__Exercise task__:
Pull out every line below containing the word "page".

:: Data shown ::

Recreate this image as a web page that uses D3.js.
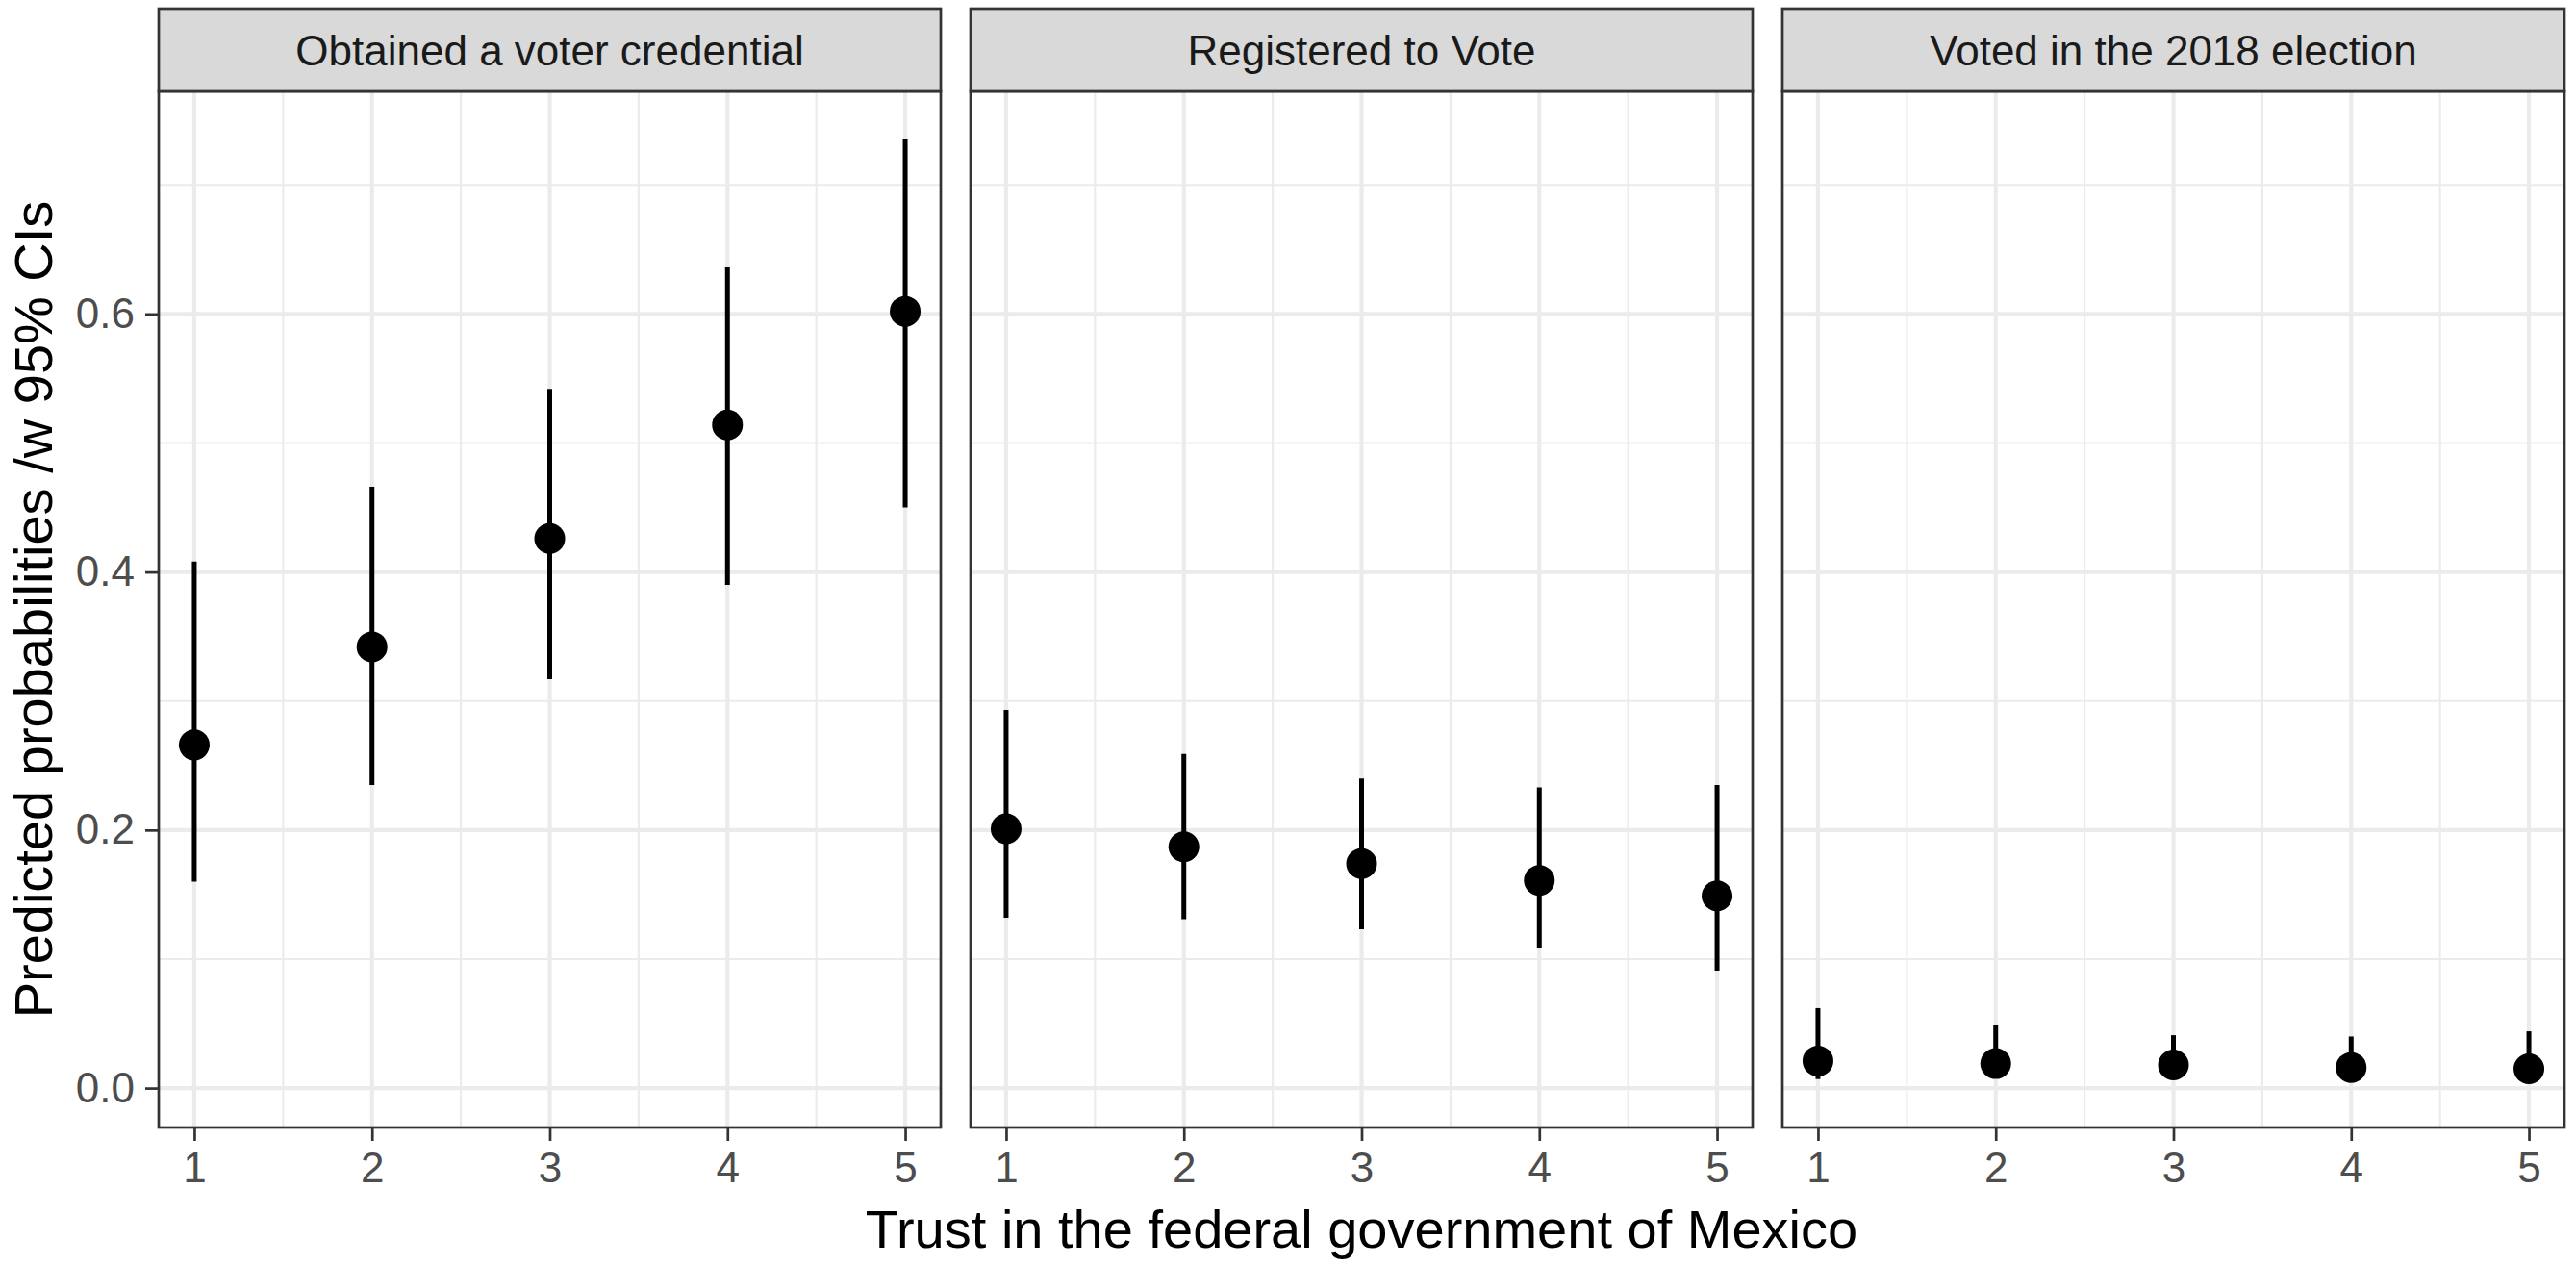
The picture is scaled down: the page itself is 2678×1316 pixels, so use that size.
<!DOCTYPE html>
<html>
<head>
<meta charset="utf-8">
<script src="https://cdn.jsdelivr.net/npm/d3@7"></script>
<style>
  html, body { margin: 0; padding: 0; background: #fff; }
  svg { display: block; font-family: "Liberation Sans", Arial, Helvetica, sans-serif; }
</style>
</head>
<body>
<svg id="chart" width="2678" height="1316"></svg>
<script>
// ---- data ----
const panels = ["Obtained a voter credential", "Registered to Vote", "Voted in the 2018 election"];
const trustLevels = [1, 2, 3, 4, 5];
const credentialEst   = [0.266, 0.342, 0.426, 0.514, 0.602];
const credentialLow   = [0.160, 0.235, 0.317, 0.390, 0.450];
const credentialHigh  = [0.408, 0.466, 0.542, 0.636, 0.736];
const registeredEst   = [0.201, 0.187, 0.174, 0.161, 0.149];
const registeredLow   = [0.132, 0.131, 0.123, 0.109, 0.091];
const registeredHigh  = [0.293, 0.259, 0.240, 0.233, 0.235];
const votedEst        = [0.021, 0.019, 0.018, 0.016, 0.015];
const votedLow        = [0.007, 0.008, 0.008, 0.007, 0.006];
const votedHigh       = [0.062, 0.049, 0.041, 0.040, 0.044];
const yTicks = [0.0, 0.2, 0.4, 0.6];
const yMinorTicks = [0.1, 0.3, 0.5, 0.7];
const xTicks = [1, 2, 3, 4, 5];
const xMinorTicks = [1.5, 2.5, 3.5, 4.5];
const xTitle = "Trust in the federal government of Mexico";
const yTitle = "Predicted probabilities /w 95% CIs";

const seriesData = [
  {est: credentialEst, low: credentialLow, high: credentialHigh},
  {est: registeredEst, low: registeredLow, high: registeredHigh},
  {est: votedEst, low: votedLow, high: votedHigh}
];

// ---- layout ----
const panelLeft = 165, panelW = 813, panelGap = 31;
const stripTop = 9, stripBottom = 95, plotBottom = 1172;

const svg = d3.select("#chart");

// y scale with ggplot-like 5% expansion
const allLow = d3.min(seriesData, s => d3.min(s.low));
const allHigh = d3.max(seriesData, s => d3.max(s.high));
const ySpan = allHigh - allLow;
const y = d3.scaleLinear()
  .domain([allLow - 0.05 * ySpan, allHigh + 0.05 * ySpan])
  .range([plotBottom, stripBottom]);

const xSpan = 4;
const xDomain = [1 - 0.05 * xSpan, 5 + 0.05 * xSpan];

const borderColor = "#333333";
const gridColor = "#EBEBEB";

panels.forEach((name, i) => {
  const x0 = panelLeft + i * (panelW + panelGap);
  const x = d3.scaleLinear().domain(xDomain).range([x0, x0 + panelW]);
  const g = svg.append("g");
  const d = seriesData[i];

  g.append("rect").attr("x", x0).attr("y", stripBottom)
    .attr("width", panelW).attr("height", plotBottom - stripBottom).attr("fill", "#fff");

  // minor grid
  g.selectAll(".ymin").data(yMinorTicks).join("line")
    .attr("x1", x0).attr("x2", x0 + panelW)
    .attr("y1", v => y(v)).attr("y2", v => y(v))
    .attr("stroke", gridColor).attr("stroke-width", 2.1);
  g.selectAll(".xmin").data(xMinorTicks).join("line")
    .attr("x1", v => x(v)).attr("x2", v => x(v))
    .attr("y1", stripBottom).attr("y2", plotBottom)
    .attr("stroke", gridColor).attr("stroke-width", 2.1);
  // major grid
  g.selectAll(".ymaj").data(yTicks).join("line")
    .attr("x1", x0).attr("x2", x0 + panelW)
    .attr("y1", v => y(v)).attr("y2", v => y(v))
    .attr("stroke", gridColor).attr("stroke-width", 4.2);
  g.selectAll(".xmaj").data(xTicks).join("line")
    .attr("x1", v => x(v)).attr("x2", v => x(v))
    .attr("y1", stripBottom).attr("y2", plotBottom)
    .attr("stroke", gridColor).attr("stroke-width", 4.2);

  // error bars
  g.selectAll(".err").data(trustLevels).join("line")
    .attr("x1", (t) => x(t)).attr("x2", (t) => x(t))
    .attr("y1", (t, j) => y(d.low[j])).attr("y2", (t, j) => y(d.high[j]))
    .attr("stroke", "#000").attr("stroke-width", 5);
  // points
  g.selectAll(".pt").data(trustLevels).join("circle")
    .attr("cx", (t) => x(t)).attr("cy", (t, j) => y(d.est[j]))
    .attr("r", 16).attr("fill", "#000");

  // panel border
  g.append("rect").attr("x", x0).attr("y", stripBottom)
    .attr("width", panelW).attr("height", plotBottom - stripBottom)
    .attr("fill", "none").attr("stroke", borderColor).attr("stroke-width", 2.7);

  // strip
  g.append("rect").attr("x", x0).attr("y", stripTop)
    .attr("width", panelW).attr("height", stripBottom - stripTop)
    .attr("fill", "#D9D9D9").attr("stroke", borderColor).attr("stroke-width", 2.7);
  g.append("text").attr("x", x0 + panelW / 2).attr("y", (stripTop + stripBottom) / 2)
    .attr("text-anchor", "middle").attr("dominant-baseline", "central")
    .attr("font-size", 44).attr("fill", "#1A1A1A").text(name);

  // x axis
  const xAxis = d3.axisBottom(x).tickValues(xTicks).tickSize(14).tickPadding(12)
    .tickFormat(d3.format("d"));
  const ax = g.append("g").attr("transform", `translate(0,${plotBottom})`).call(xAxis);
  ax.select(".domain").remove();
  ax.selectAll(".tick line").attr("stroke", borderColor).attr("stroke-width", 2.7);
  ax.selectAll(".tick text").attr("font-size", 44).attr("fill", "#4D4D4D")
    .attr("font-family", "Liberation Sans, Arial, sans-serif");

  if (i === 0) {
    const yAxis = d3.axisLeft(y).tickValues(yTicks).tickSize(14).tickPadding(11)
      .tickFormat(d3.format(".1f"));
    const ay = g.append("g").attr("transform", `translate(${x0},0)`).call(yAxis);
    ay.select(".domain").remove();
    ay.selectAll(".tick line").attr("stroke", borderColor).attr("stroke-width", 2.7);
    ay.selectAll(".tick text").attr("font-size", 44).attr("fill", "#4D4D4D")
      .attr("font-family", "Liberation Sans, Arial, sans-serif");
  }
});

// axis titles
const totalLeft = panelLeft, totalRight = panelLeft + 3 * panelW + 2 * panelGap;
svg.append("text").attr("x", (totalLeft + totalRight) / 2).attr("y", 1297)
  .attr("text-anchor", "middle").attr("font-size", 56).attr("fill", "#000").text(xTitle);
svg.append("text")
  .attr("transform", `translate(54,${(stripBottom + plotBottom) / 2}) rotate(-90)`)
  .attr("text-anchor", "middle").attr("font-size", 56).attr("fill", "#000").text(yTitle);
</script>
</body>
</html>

:::

__Output__:
Recreate this image as a web page that uses D3.js.
The picture is scaled down: the page itself is 2678×1316 pixels, so use that size.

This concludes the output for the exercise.